- Short task:
Scan the data below. Pull out each line where "document" occurs.
------------------------------------------------------------
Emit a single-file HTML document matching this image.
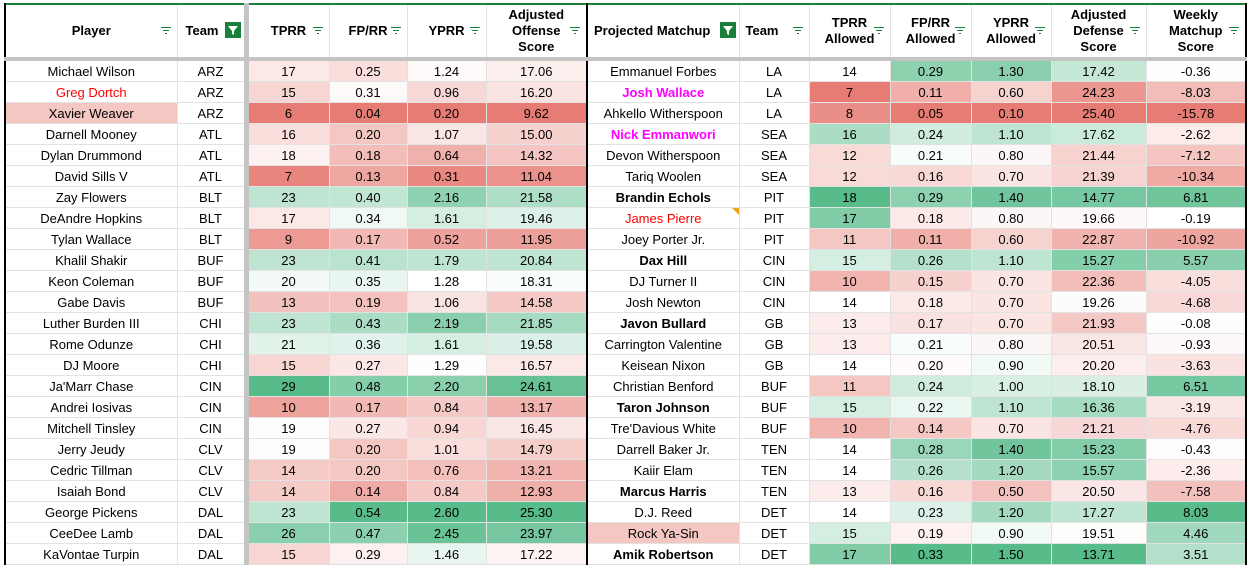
<!DOCTYPE html>
<html><head><meta charset="utf-8"><style>
body{margin:0;width:1251px;height:564px;overflow:hidden;background:#fff;font-family:"Liberation Sans",Arial,sans-serif;position:relative}
table{position:absolute;left:4px;top:3px;border-collapse:collapse;table-layout:fixed}
td,th{font-size:13px;text-align:center;padding:0;border:1px solid #e2e2e2;white-space:nowrap;overflow:hidden;color:#000}
th{height:52px;font-weight:bold;line-height:16px;position:relative;border-bottom:4px solid #c4c4c4}
td{height:20px}
.f{position:absolute;right:6px;top:22px;width:10px;height:8px}
.f i{display:block;height:1px;background:#188038;margin:0 auto 2px}
.fa{position:absolute;right:3px;top:17px;width:16px;height:16px;background:#188038}
.sep{border-left:5px solid #c4c4c4}
.br{border-right:2px solid #000}
.mg{color:#ff00ff;font-weight:bold}
.rd{color:#ff0000}
.b{font-weight:bold}
</style></head><body>
<table id="t">
<colgroup><col style="width:172px"><col style="width:69px"><col style="width:83px"><col style="width:78px"><col style="width:79px"><col style="width:101px"><col style="width:152px"><col style="width:70px"><col style="width:81px"><col style="width:81px"><col style="width:80px"><col style="width:95px"><col style="width:100px"></colgroup>
<thead><tr style="border-top:2px solid #188038">
<th style="border-left:2px solid #000">Player<span class="f"><i style="width:10px"></i><i style="width:6px"></i><i style="width:2px"></i></span></th>
<th style="text-align:left;padding-left:8px">Team<span class="fa"><svg width="16" height="16"><path d="M3 4h10l-4 5v4l-2 -1v-3z" fill="#fff"/></svg></span></th>
<th class="sep">TPRR<span class="f"><i style="width:10px"></i><i style="width:6px"></i><i style="width:2px"></i></span></th>
<th>FP/RR<span class="f"><i style="width:10px"></i><i style="width:6px"></i><i style="width:2px"></i></span></th>
<th>YPRR<span class="f"><i style="width:10px"></i><i style="width:6px"></i><i style="width:2px"></i></span></th>
<th class="br">Adjusted<br>Offense<br>Score<span class="f"><i style="width:10px"></i><i style="width:6px"></i><i style="width:2px"></i></span></th>
<th style="text-align:left;padding-left:6px">Projected Matchup<span class="fa"><svg width="16" height="16"><path d="M3 4h10l-4 5v4l-2 -1v-3z" fill="#fff"/></svg></span></th>
<th style="text-align:left;padding-left:6px">Team<span class="f"><i style="width:10px"></i><i style="width:6px"></i><i style="width:2px"></i></span></th>
<th>TPRR<br>Allowed<span class="f"><i style="width:10px"></i><i style="width:6px"></i><i style="width:2px"></i></span></th>
<th>FP/RR<br>Allowed<span class="f"><i style="width:10px"></i><i style="width:6px"></i><i style="width:2px"></i></span></th>
<th>YPRR<br>Allowed<span class="f"><i style="width:10px"></i><i style="width:6px"></i><i style="width:2px"></i></span></th>
<th>Adjusted<br>Defense<br>Score<span class="f"><i style="width:10px"></i><i style="width:6px"></i><i style="width:2px"></i></span></th>
<th class="br">Weekly<br>Matchup<br>Score<span class="f"><i style="width:10px"></i><i style="width:6px"></i><i style="width:2px"></i></span></th>
</tr></thead><tbody id="b"></tbody></table>
<script>
const D=`Michael Wilson|ARZ|17|0.25|1.24|17.06|Emmanuel Forbes|LA|14|0.29|1.30|17.42|-0.36
Greg Dortch|ARZ|15|0.31|0.96|16.20|Josh Wallace|LA|7|0.11|0.60|24.23|-8.03
Xavier Weaver|ARZ|6|0.04|0.20|9.62|Ahkello Witherspoon|LA|8|0.05|0.10|25.40|-15.78
Darnell Mooney|ATL|16|0.20|1.07|15.00|Nick Emmanwori|SEA|16|0.24|1.10|17.62|-2.62
Dylan Drummond|ATL|18|0.18|0.64|14.32|Devon Witherspoon|SEA|12|0.21|0.80|21.44|-7.12
David Sills V|ATL|7|0.13|0.31|11.04|Tariq Woolen|SEA|12|0.16|0.70|21.39|-10.34
Zay Flowers|BLT|23|0.40|2.16|21.58|Brandin Echols|PIT|18|0.29|1.40|14.77|6.81
DeAndre Hopkins|BLT|17|0.34|1.61|19.46|James Pierre|PIT|17|0.18|0.80|19.66|-0.19
Tylan Wallace|BLT|9|0.17|0.52|11.95|Joey Porter Jr.|PIT|11|0.11|0.60|22.87|-10.92
Khalil Shakir|BUF|23|0.41|1.79|20.84|Dax Hill|CIN|15|0.26|1.10|15.27|5.57
Keon Coleman|BUF|20|0.35|1.28|18.31|DJ Turner II|CIN|10|0.15|0.70|22.36|-4.05
Gabe Davis|BUF|13|0.19|1.06|14.58|Josh Newton|CIN|14|0.18|0.70|19.26|-4.68
Luther Burden III|CHI|23|0.43|2.19|21.85|Javon Bullard|GB|13|0.17|0.70|21.93|-0.08
Rome Odunze|CHI|21|0.36|1.61|19.58|Carrington Valentine|GB|13|0.21|0.80|20.51|-0.93
DJ Moore|CHI|15|0.27|1.29|16.57|Keisean Nixon|GB|14|0.20|0.90|20.20|-3.63
Ja'Marr Chase|CIN|29|0.48|2.20|24.61|Christian Benford|BUF|11|0.24|1.00|18.10|6.51
Andrei Iosivas|CIN|10|0.17|0.84|13.17|Taron Johnson|BUF|15|0.22|1.10|16.36|-3.19
Mitchell Tinsley|CIN|19|0.27|0.94|16.45|Tre'Davious White|BUF|10|0.14|0.70|21.21|-4.76
Jerry Jeudy|CLV|19|0.20|1.01|14.79|Darrell Baker Jr.|TEN|14|0.28|1.40|15.23|-0.43
Cedric Tillman|CLV|14|0.20|0.76|13.21|Kaiir Elam|TEN|14|0.26|1.20|15.57|-2.36
Isaiah Bond|CLV|14|0.14|0.84|12.93|Marcus Harris|TEN|13|0.16|0.50|20.50|-7.58
George Pickens|DAL|23|0.54|2.60|25.30|D.J. Reed|DET|14|0.23|1.20|17.27|8.03
CeeDee Lamb|DAL|26|0.47|2.45|23.97|Rock Ya-Sin|DET|15|0.19|0.90|19.51|4.46
KaVontae Turpin|DAL|15|0.29|1.46|17.22|Amik Robertson|DET|17|0.33|1.50|13.71|3.51`.split('\n').map(r=>r.split('|'));
const cls={"Greg Dortch":"rd","James Pierre":"rd","Josh Wallace":"mg","Nick Emmanwori":"mg","Brandin Echols":"b","Dax Hill":"b","Javon Bullard":"b","Taron Johnson":"b","Marcus Harris":"b","Amik Robertson":"b"};
const R=[230,124,115],G=[87,187,138];
function mix(a,t){return `rgb(${a.map(v=>Math.round(255+(v-255)*t)).join(',')})`}
const cols=[2,3,4,5,8,9,10,11,12],inv={11:1};
const MD={2:19.3,3:0.32,4:1.28,5:18,8:14,9:0.205,10:0.85,11:19.4,12:-0.2};
const col={};
cols.forEach(c=>{const v=D.map(r=>+r[c]);const s=[...v].sort((a,b)=>a-b);const mn=s[0],mx=s[s.length-1];let md=MD[c];
col[c]=v.map(x=>{let hi=inv[c]?x<md:x>md;let t=inv[c]?(x<md?(md-x)/(md-mn):(x-md)/(mx-md)):(x>md?(x-md)/(mx-md):(md-x)/(md-mn));return mix(hi?G:R,Math.min(1,t))})});
let h='';D.forEach((r,i)=>{h+='<tr>';r.forEach((v,c)=>{let st='',cl=cls[v]||'';
if(c==0){st='border-left:2px solid #000;';if(v=='Xavier Weaver')st+='background:#f4c7c3;'}
if(c==6&&v=='Rock Ya-Sin')st+='background:#f4c7c3;';
if(col[c])st+='background:'+col[c][i]+';';
let k=cl;if(c==2)k+=' sep';if(c==5||c==12)k+=' br';
let extra=v=='James Pierre'?'<span style="position:absolute;right:0;top:0;border-top:7px solid #f4a019;border-left:7px solid transparent"></span>':'';
if(extra)st+='position:relative;';
h+=`<td class="${k}" style="${st}">${v}${extra}</td>`});h+='</tr>'});
document.getElementById('b').innerHTML=h;
</script>
</body></html>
------------------------------------------------------------
- Result of this task:
Emit a single-file HTML document matching this image.
document.getElementById('b').innerHTML=h;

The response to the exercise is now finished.